Gradient norm analysis reveals that the proposed method reduces the amplitude and abruptness of gradient changes at task boundaries, especially when new classes are first introduced—indicative of improved optimization stability.

Figure 3: Training evolution of average gradient norms, showing that gradient consistency regularization (orange) suppresses spikes at incremental task transitions relative to the standard GR baseline (blue), implying improved optimization smoothness and feature retention.
Efficiency benchmarks confirm that the method adds negligible computational overhead (1.3% training time increase, no inference penalty) and does not require access to stored data between tasks.
Implications and Future Directions
The dissociation of distillation strength from fixed scheduling to a distributionally adaptive rule allows for robust performance under extreme task and class imbalance, advancing LT-CIL towards more realistic and stringent deployment scenarios. Stabilizing gradients via GCR is particularly impactful for minority class retention, addressing a primary pain-point for real-world continual learning systems.

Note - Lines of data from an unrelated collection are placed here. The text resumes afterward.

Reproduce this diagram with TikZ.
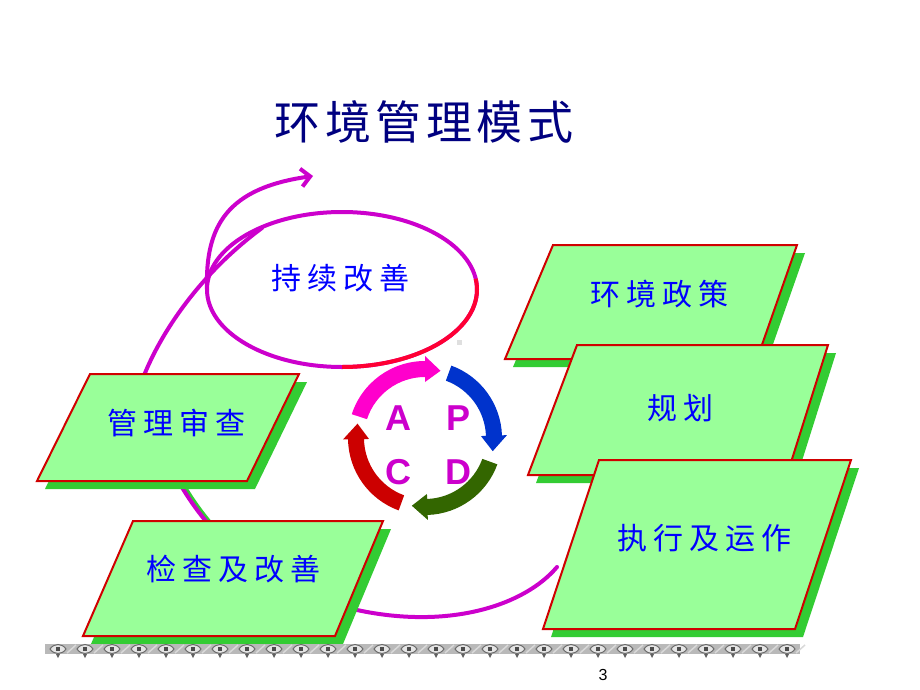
\documentclass[tikz,border=0pt]{standalone}
\usepackage{fontspec}
\setmainfont{Liberation Sans}
\newfontfamily\cjk{Noto Sans CJK SC}[LetterSpace=20]
\newfontfamily\cjktitle{Noto Sans CJK SC}[LetterSpace=10]
\usetikzlibrary{arrows.meta}
\definecolor{spiral}{HTML}{CC00CC}
\definecolor{spiralred}{HTML}{FF0033}
\definecolor{boxfill}{HTML}{99FF99}
\definecolor{boxshadow}{HTML}{33CC33}
\definecolor{boxline}{HTML}{D00000}
\definecolor{titleblue}{HTML}{000080}
\definecolor{textblue}{HTML}{0000FF}
\definecolor{pdcapink}{HTML}{FF00CC}
\definecolor{pdcablue}{HTML}{0033CC}
\definecolor{pdcagreen}{HTML}{336600}
\definecolor{pdcared}{HTML}{CC0000}
\definecolor{letter}{HTML}{CC00CC}
\begin{document}
\begin{tikzpicture}[x=1pt,y=-1pt,
  spiralline/.style={draw=spiral,line width=4pt,line cap=round},
  boxshape/.style={fill=boxfill,draw=boxline,line width=2pt,line join=miter},
  shadowshape/.style={fill=boxshadow},
  boxtext/.style={font=\cjk\fontsize{30}{30}\selectfont,text=textblue,inner sep=0pt},
  pdcaletter/.style={font=\bfseries\fontsize{36}{36}\selectfont,text=letter,inner sep=0pt}]
\useasboundingbox (0,0) rectangle (920,690);
\fill[white] (0,0) rectangle (920,690);

% title
\node[font=\cjktitle\fontsize{46}{46}\selectfont,text=titleblue,inner sep=0pt] (title) at (424,122) {环境管理模式};

% spiral
\begin{scope}
  \clip (0,480) rectangle (920,530);
  \draw[draw=boxshadow,line width=4pt,xshift=3pt] (357,610) .. controls (230,590) and (150,470) .. (145,373);
\end{scope}
\draw[spiralline] (557,567) .. controls (525,605) and (450,630) .. (357,610)
  .. controls (230,590) and (150,470) .. (145,373)
  .. controls (165,325) and (205,270) .. (262,228);
\draw[spiralline] (342,289.5) ellipse [x radius=135pt, y radius=77.5pt];
\draw[spiralline,draw=spiralred,line cap=butt] (342,289.5) ++(8:135pt and 77.5pt)
  arc[start angle=8,end angle=-90,x radius=135pt,y radius=77.5pt];
\coordinate (spiraltip) at (313,176);
\draw[spiralline,-{Straight Barb[length=9pt,width=18pt]}] (207,289.5) .. controls (205,225) and (228,188) .. (spiraltip);

% left boxes
\fill[shadowshape,shift={(8,8)}] (90,374) -- (299,374) -- (247,481) -- (37,481) -- cycle;
\draw[boxshape] (90,374) -- (299,374) -- (247,481) -- (37,481) -- cycle;
\node[boxtext] (review) at (176,423) {管理审查};

\fill[shadowshape,shift={(8,8)}] (133,521) -- (383,521) -- (335,636) -- (83,636) -- cycle;
\draw[boxshape] (133,521) -- (383,521) -- (335,636) -- (83,636) -- cycle;
\node[boxtext] (check) at (233,569) {检查及改善};

% right boxes
\fill[shadowshape,shift={(8,8)}] (553,245) -- (797,245) -- (757,359) -- (505,359) -- cycle;
\draw[boxshape] (553,245) -- (797,245) -- (757,359) -- (505,359) -- cycle;
\node[boxtext] (policy) at (659,294) {环境政策};

\fill[shadowshape,shift={(8,8)}] (577,345) -- (828,345) -- (787,475) -- (528,475) -- cycle;
\draw[boxshape] (577,345) -- (828,345) -- (787,475) -- (528,475) -- cycle;
\node[boxtext] (plan) at (680,408) {规划};

\fill[shadowshape,shift={(8,8)}] (599,460) -- (851,460) -- (795,629) -- (543,629) -- cycle;
\draw[boxshape] (599,460) -- (851,460) -- (795,629) -- (543,629) -- cycle;
\node[boxtext] (operate) at (704,538) {执行及运作};

% continual improvement text
\node[boxtext] (improve) at (340,278) {持续改善};

% PDCA
\begin{scope}[shift={(425,438)}]
  \foreach \col/\s/\t in {pdcapink/162/77, pdcablue/70/-11, pdcagreen/-20/-101, pdcared/-110/-192}{
    \pgfmathsetmacro\b{\t+13}
    \fill[\col] (\s:77pt) arc[start angle=\s,end angle=\b,radius=77pt] -- (\b:82pt) -- (\t:69pt)
      -- (\b:56pt) -- (\b:61pt) arc[start angle=\b,end angle=\s,radius=61pt] -- cycle;
  }
\end{scope}
\node[pdcaletter] (A) at (398,418) {A};
\node[pdcaletter] (P) at (458,418) {P};
\node[pdcaletter] (C) at (398,472) {C};
\node[pdcaletter] (D) at (458,472) {D};

% small grey square
\fill[gray!25] (457,340) rectangle (462,345);

% chain border
\fill[gray!55] (45,644) rectangle (800,654);
\foreach \i in {0,...,27}{
  \pgfmathsetmacro\xc{58+27*\i}
  \filldraw[fill=gray!20,draw=gray!85!black,line width=1pt] (\xc-8,649) .. controls (\xc-4,643) and (\xc+4,643) .. (\xc+8,649) .. controls (\xc+4,655) and (\xc-4,655) .. cycle;
  \fill[gray!60!black] (\xc-2,647) rectangle (\xc+2,651);
  \fill[gray!75!black] (\xc-2,654) -- (\xc+2,654) -- (\xc,658) -- cycle;
  \draw[white!70!gray,line width=1.5pt] (\xc+9,653) -- (\xc+18,645);
}

% page number
\node[font=\fontsize{16}{16}\selectfont,inner sep=0pt] (page) at (603,675) {3};
\end{tikzpicture}
\end{document}
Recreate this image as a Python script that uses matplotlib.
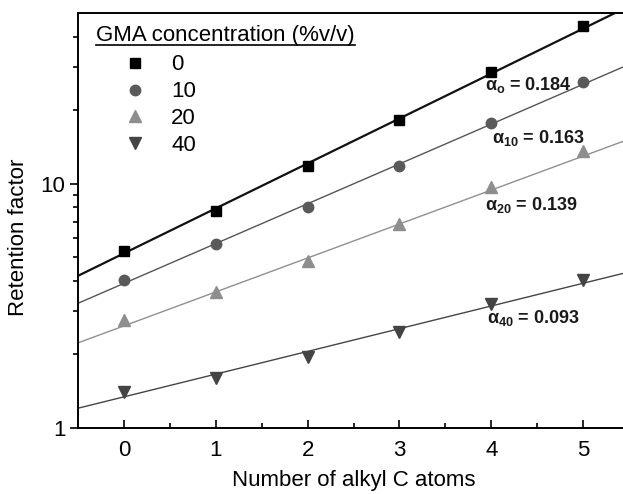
import matplotlib
matplotlib.use("Agg")
import matplotlib.pyplot as plt
import numpy as np
from matplotlib.ticker import FixedLocator, NullFormatter

plt.rcParams['font.family'] = ['Liberation Sans', 'DejaVu Sans']
plt.rcParams['mathtext.fontset'] = 'custom'
plt.rcParams['mathtext.rm'] = 'Liberation Sans:bold'
plt.rcParams['mathtext.it'] = 'Liberation Sans:bold'
plt.rcParams['mathtext.bf'] = 'Liberation Sans:bold'

carbons = [0, 1, 2, 3, 4, 5]
gma_labels = ['0', '10', '20', '40']
k_gma0 = [5.28, 7.77, 11.8, 18.2, 28.8, 44.2]
k_gma10 = [4.04, 5.66, 8.02, 11.8, 17.8, 26.2]
k_gma20 = [2.76, 3.61, 4.83, 6.85, 9.69, 13.6]
k_gma40 = [1.41, 1.60, 1.95, 2.48, 3.21, 4.03]
alphas = [0.184, 0.163, 0.139, 0.093]
intercepts = [0.715, 0.592, 0.418, 0.1275]
alpha_subs = ['o', '10', '20', '40']

series = [k_gma0, k_gma10, k_gma20, k_gma40]
markers = ['s', 'o', '^', 'v']
mcolors = ['#000000', '#5a5a5a', '#8e8e8e', '#444444']
lcolors = ['#111111', '#555555', '#909090', '#454545']
lwidths = [1.6, 1.0, 1.0, 1.0]
msizes = [6.5, 7.5, 8, 8]

fig = plt.figure(figsize=(6.23, 4.94), dpi=100)
ax = fig.add_axes([78/623, 1-428/494, 551/623, 415/494])
ax.set_yscale('log')
ax.set_xlim(-0.5, 5.5)
ax.set_ylim(1, 50)

xfit = np.array([-0.5, 5.5])
handles = []
for ys, m, mc, lc, lw, ms, a, b, lab in zip(series, markers, mcolors, lcolors, lwidths, msizes, alphas, intercepts, gma_labels):
    ax.plot(xfit, 10 ** (b + a * xfit), color=lc, lw=lw, zorder=2)
    h, = ax.plot(carbons, ys, linestyle='none', marker=m, ms=ms, color=mc, mec=mc, zorder=3, label=lab)
    handles.append(h)

# annotations
ann_pos = [(485, 85), (492, 138), (485, 205), (487, 318)]
for (px, py), sub, a in zip(ann_pos, alpha_subs, alphas):
    fig.text(px/623, 1-py/494, r'$\alpha_{%s}$ = %.3f' % (sub, a),
             fontsize=13, fontweight='bold', ha='left', va='center', color='#1a1a1a')

# legend title (underlined)
title = fig.text(96/623, 1-35/494, 'GMA concentration (%v/v)', fontsize=16,
                 ha='left', va='center')
fig.canvas.draw()
bb = title.get_window_extent()
inv = fig.transFigure.inverted()
(x0, y0), (x1, y1) = inv.transform([(bb.x0, bb.y0), (bb.x1, bb.y1)])
fig.add_artist(plt.Line2D([x0, x1], [y0 + 0.002, y0 + 0.002], transform=fig.transFigure,
                          color='black', lw=1.2))

# legend entries
em = 16 * 100 / 72.0
left_px = 135 - 0.5 * em
top_px = 62 - 0.5 * 27 + 6
leg = ax.legend(handles=handles, loc='upper left',
                bbox_to_anchor=(left_px/623, 1 - top_px/494), bbox_transform=fig.transFigure,
                frameon=False, fontsize=16, handlelength=1.0,
                handletextpad=(171 - 135 - 0.5 * em) / em, labelspacing=0.265,
                borderpad=0.0, borderaxespad=0.0)

# ticks
ax.xaxis.set_major_locator(FixedLocator([0, 1, 2, 3, 4, 5]))
ax.xaxis.set_minor_locator(FixedLocator([0.5, 1.5, 2.5, 3.5, 4.5]))
ax.set_xticklabels(['0', '1', '2', '3', '4', '5'])
ax.yaxis.set_major_locator(FixedLocator([1, 10]))
ax.set_yticklabels(['1', '10'])
ax.yaxis.set_minor_locator(FixedLocator([2, 3, 4, 5, 6, 7, 8, 9, 20, 30, 40]))
ax.yaxis.set_minor_formatter(NullFormatter())
ax.tick_params(axis='x', which='major', direction='in', length=6, width=1.2, labelsize=16, pad=9)
ax.tick_params(axis='x', which='minor', direction='in', length=3.5, width=1.2)
ax.tick_params(axis='y', which='major', direction='out', length=6, width=1.2, labelsize=16, pad=3)
ax.tick_params(axis='y', which='minor', direction='out', length=3.5, width=1.2)

for s in ['left', 'bottom', 'top', 'right']:
    ax.spines[s].set_linewidth(1.4)

ax.set_xlabel('Number of alkyl C atoms', fontsize=16, labelpad=6)
ax.set_ylabel('Retention factor', fontsize=16)
ax.yaxis.set_label_coords(-(78 - 29) / 551, (428 - 237) / 415)

fig.savefig('out.png', dpi=100)
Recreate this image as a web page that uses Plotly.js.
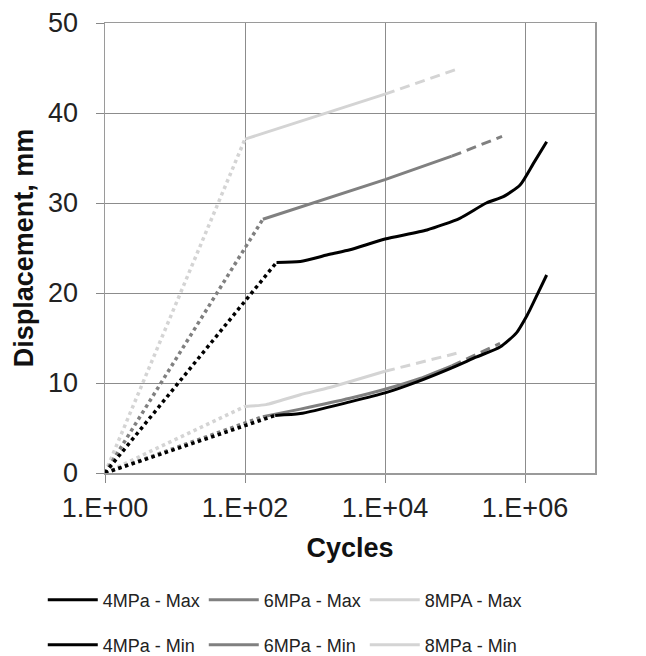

Potential future work includes automatic adjustment of GCR hyperparameters, integration with transformer-based backbones, and extension of entropy-aware loss modulation to other forms of self-regularization in incremental learning. The paper’s results suggest that distribution- and history-aware loss reweighting mechanisms are decisive in overcoming the glass ceiling observed in prior LT-CIL approaches.
Conclusion
The study systematically addresses the intersection of catastrophic forgetting and class imbalance in long-tailed class-incremental learning. By coupling entropy-aware distillation with gradient consistency regularization, it provides a scalable and computation-efficient framework that achieves strong, stable performance across several challenging benchmarks, particularly enhancing accuracy on minority classes without external replay or complex memory footprints (2605.03364).